Credit card tax cut, oversight still futile

Proceeding with the notification would have made overseas cash transactions attractive, reversing the gains made via digital payments and constraining taxpayers’ cash flows.

An about-face is rarely good in policy-making, but the Ministry of Finance did not shy away from rolling back the contentious decision to tax overseas credit card transactions from July 1. Considering the backlash from taxpayers, the government did a 180 and withdrew the notification that was issued 48 hours earlier. The ink was barely dry, but officials seem to have realised their policy mistake and admitted the need to avoid ‘procedural ambiguity’ in our taxation laws. While this is welcome, what’s puzzling, though, is the adamant view with which the notification was issued in the first place. The proposal was first introduced two years ago and subsequently announced in Budget 2023. Policy watchers have voiced concerns about the futility of including overseas credit card transactions under the Liberalised Remittance Scheme (LRS) with a fresh levy of 20% Tax Collected at Source (TCS) since. Thankfully, it’s neatly scraped out of the policy lexicon.

Proceeding with the notification would have made overseas cash transactions attractive, reversing the gains made via digital payments and constraining taxpayers’ cash flows. It would have added compliance complexity to the ongoing efforts of simplifying India’s taxation regime. Credit card spending incurred during overseas travel was never part of the LRS limit, and the government was eager to bring parity with debit cards and travel cards. Their reasoning for arresting tax evasion and encouraging domestic tourism was dismissed as bureaucratic argle-bargle.

According to RBI data, international travel constituted nearly 52% of the total outward remittances under the LRS, which officials believed was being misused. But finding tax avoiders with TCS on credit cards is like digging with a needle. Instead, tax experts believe the simplest way to track forex transactions is to levy a nominal tax. Likewise, simply reducing the LRS limit from the current $250,000 a year would help limit the forex outgo and boost domestic travel.

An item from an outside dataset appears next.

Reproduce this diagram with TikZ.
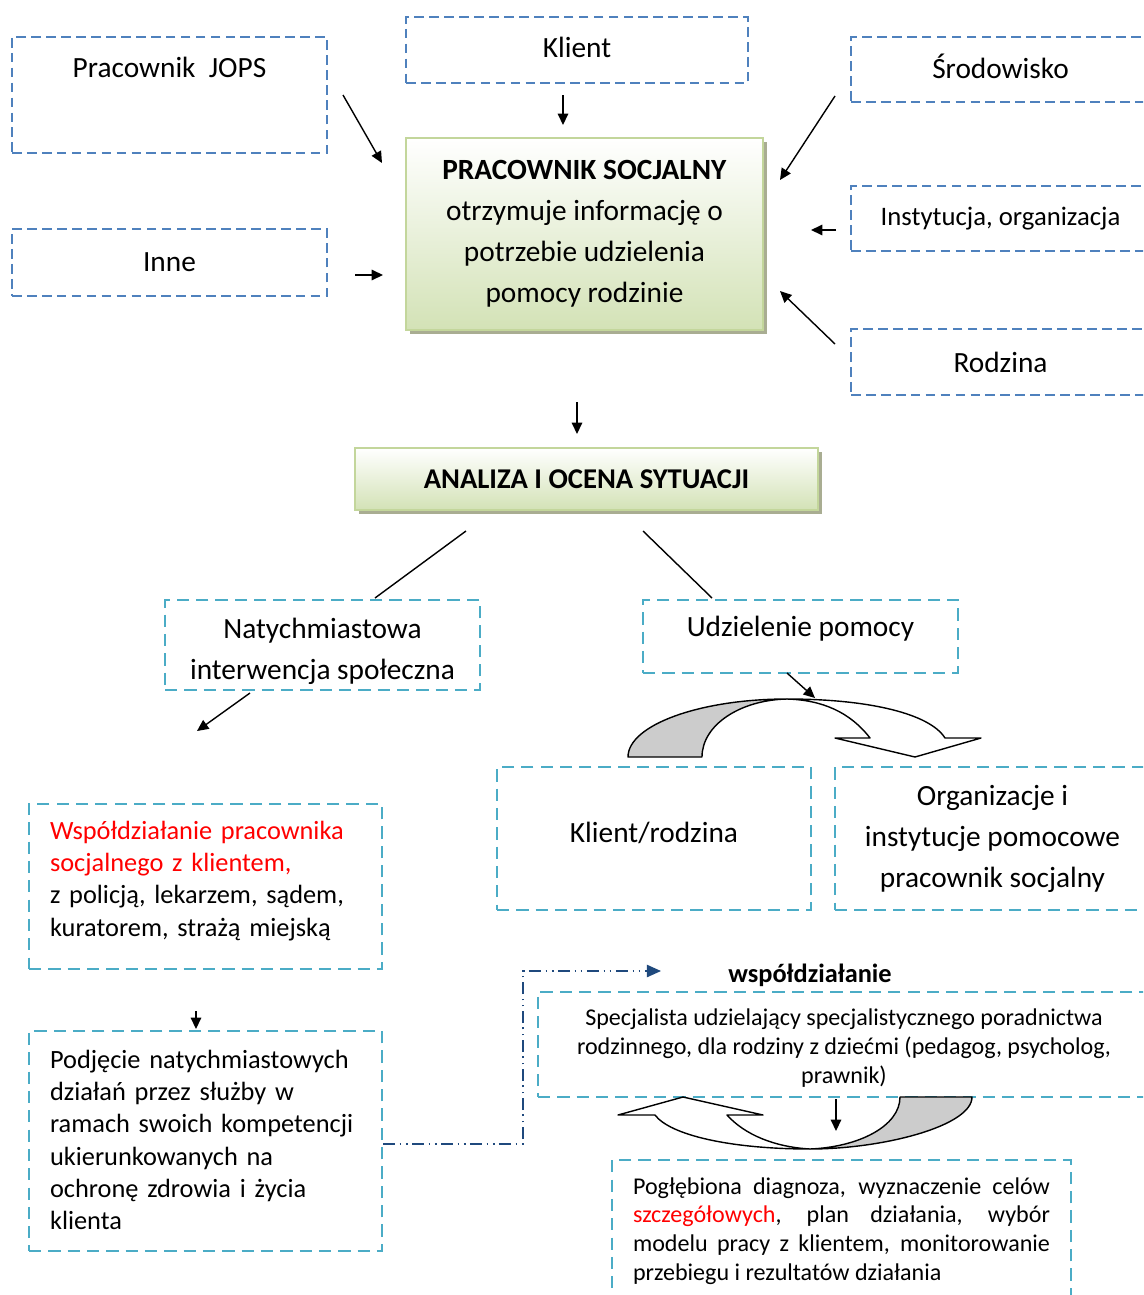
\documentclass[tikz,border=0pt]{standalone}
\usepackage{fontspec}
\setmainfont{Carlito}
\usepackage{xcolor}
\usepackage{tikz}
\usetikzlibrary{
    arrows.meta,
    positioning,
    calc,
    shadows
}
\definecolor{jopsblue}{HTML}{4F81BD}
\definecolor{jopscyan}{HTML}{4BACC6}
\definecolor{jopsnavy}{HTML}{1F497D}
\definecolor{jopsgreen}{HTML}{D3E2B6}
\definecolor{jopsgreenedge}{HTML}{C3D69B}
\definecolor{jopsshadow}{HTML}{A9AD92}
\definecolor{jopsgrey}{HTML}{CCCCCC}
\definecolor{jopsred}{HTML}{FF0000}
\tikzset{
    % Source box (blue dashed)
    srcbox/.style={
        rectangle,
        draw=jopsblue,
        line width=1pt,
        dash pattern=on 5.5pt off 3pt,
        minimum width=6.3cm,
        minimum height=1.32cm,
        align=center,
        inner sep=2pt,
        font=\fontsize{16.7}{20}\selectfont
    },
    % Step box (cyan dashed)
    stepbox/.style={
        rectangle,
        draw=jopscyan,
        line width=1.2pt,
        dash pattern=on 7pt off 4pt,
        minimum width=6.3cm,
        align=center,
        inner sep=2pt,
        font=\fontsize{16.7}{23.3}\selectfont
    },
    % Left text (inside cyan box)
    notetext/.style={
        text width=6.22cm,
        inner sep=0pt,
        align=left,
        font=\fontsize{15}{18.3}\selectfont
    },
    % Green header box
    headbox/.style={
        rectangle,
        draw=jopsgreenedge,
        line width=1pt,
        top color=white,
        bottom color=jopsgreen,
        drop shadow={shadow xshift=2.5pt, shadow yshift=-2.5pt, fill=jopsshadow, opacity=1},
        align=center,
        font=\fontsize{16.7}{23.3}\selectfont
    },
    % Arrow style
    jopsarrow/.style={
        -{Triangle[length=6.5pt,width=6pt]},
        line width=0.8pt,
        color=black
    },
    jopsline/.style={
        line width=0.8pt,
        color=black
    },
    % Dash dot dot connector
    navyarrow/.style={
        -{Triangle[length=8pt,width=7pt]},
        line width=0.8pt,
        color=jopsnavy,
        dash pattern=on 7pt off 2.5pt on 1pt off 2.5pt on 1pt off 2.5pt
    },
    % Curved block arrow
    bendarrow/.style={
        draw=black,
        line width=0.8pt,
        line join=round
    }
}

\begin{document}
\begin{tikzpicture}[x=0.02cm, y=-0.02cm]

    \useasboundingbox (0,0) rectangle (1143,1295);
    \clip (0,0) rectangle (1143,1295);

    % Sources of information
    \node[srcbox, minimum height=2.32cm] (jops) at (169.5,95) {};
    \node[font=\fontsize{16.7}{20}\selectfont] (jopstext) at (169.5,67) {Pracownik\ \ JOPS};
    \node[srcbox, minimum width=6.84cm] (klient) at (577,50) {};
    \node[font=\fontsize{16.7}{20}\selectfont] (klienttext) at (577,47) {Klient};
    \node[srcbox, minimum width=5.98cm, minimum height=1.3cm] (srod) at (1000.5,69.5) {};
    \node[font=\fontsize{16.7}{20}\selectfont] (srodtext) at (1000.5,66) {Środowisko};
    \node[srcbox, minimum width=5.98cm, minimum height=1.3cm, font=\fontsize{15.2}{18}\selectfont] (inst) at (1000.5,218.5) {Instytucja, organizacja};
    \node[srcbox, minimum width=5.98cm] (rodz) at (1000.5,362) {Rodzina};
    \node[srcbox, minimum height=1.34cm] (inne) at (169.5,262.5) {Inne};

    % Social worker
    \node[headbox, minimum width=7.14cm, minimum height=3.84cm] (prac) at (584.5,234)
        {\textbf{PRACOWNIK SOCJALNY}\\otrzymuje informację o\\potrzebie udzielenia\\pomocy rodzinie};

    % Analysis
    \node[headbox, minimum width=9.26cm, minimum height=1.24cm, font=\fontsize{16.3}{20}\selectfont] (anal) at (586.5,479)
        {\textbf{ANALIZA I OCENA SYTUACJI}};

    % Two paths
    \node[stepbox, minimum height=1.8cm] (natych) at (322.5,645) {};
    \node[align=center, font=\fontsize{16.7}{23.3}\selectfont] (natychtext) at (322.5,651) {Natychmiastowa\\interwencja społeczna};
    \node[stepbox, minimum height=1.46cm] (udziel) at (800.5,636.5) {};
    \node[font=\fontsize{16.7}{20}\selectfont] (udzieltext) at (800.5,629) {Udzielenie pomocy};
    \node[stepbox, minimum width=6.28cm, minimum height=2.86cm] (klrodz) at (654,838.5) {};
    \node[font=\fontsize{16.7}{20}\selectfont] (klrodztext) at (654,833) {Klient/rodzina};
    \node[stepbox, minimum height=2.86cm] (organ) at (992.5,838.5)
        {Organizacje i\\instytucje pomocowe\\pracownik socjalny};

    % Left column
    \node[stepbox, minimum width=7.06cm, minimum height=3.3cm] (wspol) at (205.5,886.5) {};
    \node[notetext] (wspoltext) at (205.5,881)
        {\textcolor{jopsred}{Współdziałanie pracownika}\\\textcolor{jopsred}{socjalnego z klientem,}\\z policją, lekarzem, sądem,\\kuratorem, strażą miejską};
    \node[stepbox, minimum width=7.06cm, minimum height=4.4cm] (podj) at (205.5,1141) {};
    \node[notetext] (podjtext) at (205.5,1140)
        {Podjęcie natychmiastowych\\działań przez służby w\\ramach swoich kompetencji\\ukierunkowanych na\\ochronę zdrowia i życia\\klienta};

    % Right column
    \node[font=\fontsize{15}{18}\selectfont\bfseries] (wsplabel) at (810,975) {współdziałanie};
    \node[stepbox, minimum width=12.24cm, minimum height=2.1cm] (spec) at (844,1044.5) {};
    \node[align=center, font=\fontsize{13.7}{16.4}\selectfont] (spectext) at (844,1048)
        {Specjalista udzielający specjalistycznego poradnictwa\\rodzinnego, dla rodziny z dziećmi (pedagog, psycholog,\\prawnik)};
    \node[stepbox, minimum width=9.18cm, minimum height=2.9cm] (diag) at (841.5,1232.5) {};
    \node[anchor=north, inner sep=0pt, text width=8.34cm, align=justify, font=\fontsize{13.7}{16.4}\selectfont] (diagtext) at (841.5,1177)
        {Pogłębiona diagnoza, wyznaczenie celów\linebreak
         \textcolor{jopsred}{szczegółowych}, plan działania, wybór\linebreak
         modelu pracy z klientem, monitorowanie\linebreak
         przebiegu i rezultatów działania};

    % Arrow ends
    \coordinate (jopsA) at (343,95);   \coordinate (jopsB) at (382,163);
    \coordinate (klA) at (563,95);     \coordinate (klB) at (563,125);
    \coordinate (srodA) at (835,96);   \coordinate (srodB) at (780,180);
    \coordinate (instA) at (836,230);  \coordinate (instB) at (811,230);
    \coordinate (inneA) at (355,275);  \coordinate (inneB) at (383,275);
    \coordinate (rodzA) at (835,344);  \coordinate (rodzB) at (780,291);
    \coordinate (pracA) at (577,402);  \coordinate (pracB) at (577,434);
    \coordinate (analL) at (466,531);  \coordinate (analLe) at (375,598);
    \coordinate (analR) at (643,531);  \coordinate (analRe) at (712,598);
    \coordinate (natA) at (250,693);   \coordinate (natB) at (197,731);
    \coordinate (udzA) at (787,673);   \coordinate (udzB) at (815,698);
    \coordinate (wspA) at (196,1011);  \coordinate (wspB) at (196,1029);
    \coordinate (specA) at (836,1099); \coordinate (specB) at (836,1131);
    \coordinate (navyTip) at (661,971);

    % Arrows to social worker
    \draw[jopsarrow] (jopsA) -- (jopsB);
    \draw[jopsarrow] (klA) -- (klB);
    \draw[jopsarrow] (srodA) -- (srodB);
    \draw[jopsarrow] (instA) -- (instB);
    \draw[jopsarrow] (inneA) -- (inneB);
    \draw[jopsarrow] (rodzA) -- (rodzB);
    \draw[jopsarrow] (pracA) -- (pracB);

    % Split after analysis
    \draw[jopsline] (analL) -- (analLe);
    \draw[jopsline] (analR) -- (analRe);
    \draw[jopsarrow] (natA) -- (natB);
    \draw[jopsarrow] (wspA) -- (wspB);

    % Upper curved arrow
    \filldraw[bendarrow, fill=white] (787,699) .. controls (870,699) and (930,714) .. (945,738)
        -- (981,738) -- (915,757) -- (835,738) -- (870,738)
        .. controls (850,712) and (822,700) .. (787,699) -- cycle;
    \filldraw[bendarrow, fill=jopsgrey] (628,757) .. controls (628,725) and (700,699) .. (787,699)
        .. controls (740,700) and (702,725) .. (702,757) -- cycle;
    \draw[jopsarrow] (udzA) -- (udzB);

    % Lower curved arrow
    \filldraw[bendarrow, fill=white] (810,1149) .. controls (730,1149) and (670,1135) .. (655,1115)
        -- (618,1115) -- (683,1097) -- (763,1115) -- (727,1115)
        .. controls (745,1135) and (775,1147) .. (810,1149) -- cycle;
    \filldraw[bendarrow, fill=jopsgrey] (900,1097) -- (972,1097) .. controls (972,1126) and (883,1149) .. (810,1149)
        .. controls (859,1147) and (900,1126) .. (900,1097) -- cycle;
    \draw[jopsarrow] (specA) -- (specB);

    % Cooperation connector
    \draw[navyarrow] ([yshift=-0.06cm]podj.east) -- ++(140,0) |- (navyTip);

\end{tikzpicture}
\end{document}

Lastly, TCS collections must be eventually returned to taxpayers, which means not only the government incurs needless and avoidable administrative costs, but taxpayers will also lose out on the interest on savings. Regardless of the intent, the move had no takers either on the right or left and was vehemently opposed by both critics and proponents of the government. Officials must avoid policies that use a sledgehammer to crack a nut.